This patch implements XXSPLTIDP support for SF and DF scalar constants and V2DF
vector constants. The XXSPLTIDP instruction is given a 32-bit immediate that
is converted to a vector of two DFmode constants. The immediate is in SFmode
format, so only constants that fit as SFmode values can be loaded with
XXSPLTIDP.
I added a new constraint (eF) to match constants that can be loaded with the
XXSPLTIDP instruction.
I have added a temporary switch (-mxxspltidp) to control whether or not the
XXSPLTIDP instruction is generated.
I added 3 new tests to test loading up SF/DF scalar and V2DF vector
constants.
I have tested this with bootstrap compilers on power10 systems and there was no
regression. I have built GCC with these patches on little endian power9 and
big endian power8 systems, and there were no regressions.

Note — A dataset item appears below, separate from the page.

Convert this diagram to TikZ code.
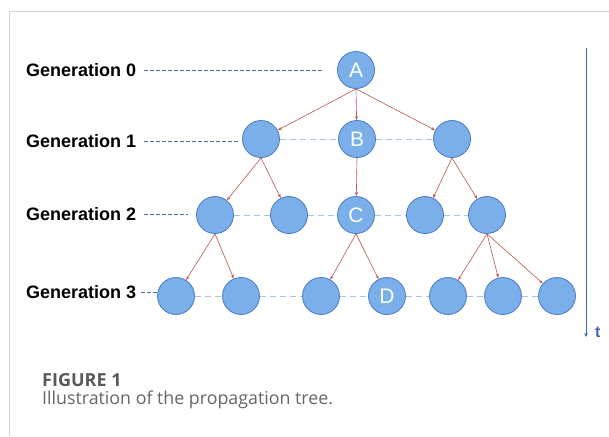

In addition, I have built and run the full Spec 2017 rate suite, comparing with
the patches enabled and not enabled. There were roughly 66,000 XXSPLTIDP's
generated in the rate build for Spec 2017. On a stand-alone system that is
running single threaded, blender_r has a 1.9% increase in performance, and rest
of the benchmarks are performance neutral. However, I would expect that in a
real world scenario, switching to use XXSPLTIDP will increase performance due
to removing all of the loads.
2021-09-02 Michael Meissner <meissner@linux.ibm.com>
gcc/
* config/rs6000/constraints.md (eF): New constraint.
* config/rs6000/predicates.md (easy_fp_constant): If we can load
the scalar constant with XXSPLTIDP, the floating point constant is
easy.
(xxspltidp_operand): New predicate.
(easy_vector_constant): If we can generate XXSPLTIDP, mark the
vector constant as easy.
* config/rs6000/rs6000-protos.h (xxspltidp_constant_p): New
declaration.
(prefixed_permute_p): Likewise.
* config/rs6000/rs6000.c (xxspltidp_constant_p): New function.
(output_vec_const_move): Add support for XXSPLTIDP.
(prefixed_permute_p): New function.
* config/rs6000/rs6000.md (prefixed attribute): Add support for
permute prefixed instructions.
(movsf_hardfloat): Add XXSPLTIDP support.
(mov<mode>_hardfloat32, FMOVE64 iterator): Likewise.
(mov<mode>_hardfloat64, FMOVE64 iterator): Likewise.
* config/rs6000/rs6000.opt (-mxxspltidp): New switch.
* config/rs6000/vsx.md (vsx_move<mode>_64bit): Add XXSPLTIDP
support.
(vsx_move<mode>_32bit): Likewise.
(vsx_splat_v2df_xxspltidp): New insn.
(XXSPLTIDP): New mode iterator.
(xxspltidp_<mode>_internal): New insn and splits.
(xxspltidp_<mode>_inst): Replace xxspltidp_v2df_inst with an
iterated form that also does SFmode, and DFmode.
gcc/testsuite/
* gcc.target/powerpc/vec-splat-constant-sf.c: New test.
* gcc.target/powerpc/vec-splat-constant-df.c: New test.
* gcc.target/powerpc/vec-splat-constant-v2df.c: New test.